En vingt ans, le monde aura forcément beaucoup changé. Vois comme il n’a déjà plus rien à voir avec celui où nous avons élu François Mitterrand à la présidence et l’avons accompagné jusqu’au Panthéon, une rose à la main.

Pas question donc de décider à quoi Marie devra – ou surtout voudra – résister. Mais sois sûr que la jeune  femme qu’elle sera devenue, enfant du Nord et du Sud, de l’Orient et de l’Occident, saura peser ses choix.

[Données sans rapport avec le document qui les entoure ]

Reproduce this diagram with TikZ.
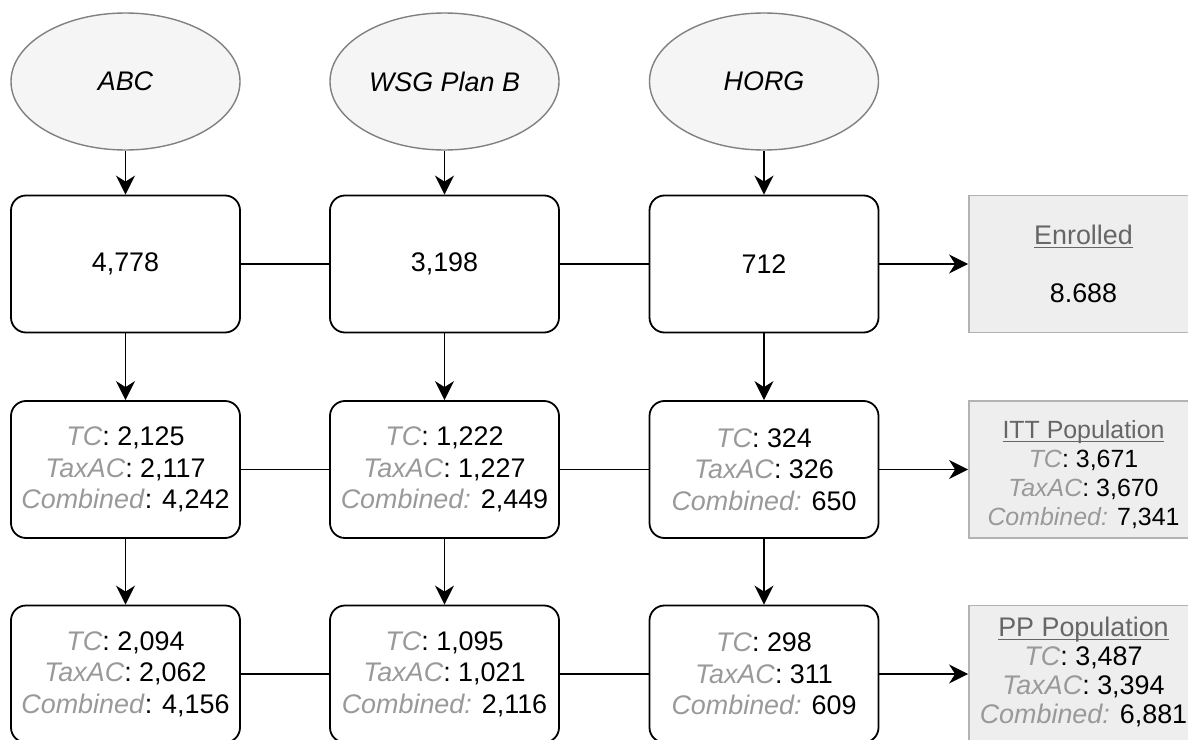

Dis-lui alors simplement de la part de son arrière-grand-père qu’elle ne deviendra elle-même et heureuse et forte qu’en refusant fermement de se plier à une pente des choses qui lui sera présentée comme inévitable ou à donner son aval à une situation qui la choque mais qu’on lui dira irrémédiable. De quelque direction que soufflera le vent de l’histoire, c’est la façon courageuse dont Marie tendra sa voile qui fera d’elle la navigatrice dont on s’accordera à dire qu’elle est une vraie résistante. Et la déesse de l’amour, la plus exigeante de toutes, lui prodiguera sa protection. Mais voilà, cher Daniel, que par ce vent je me laisse emporter.

Pardonne-moi : j’aurais dû résister.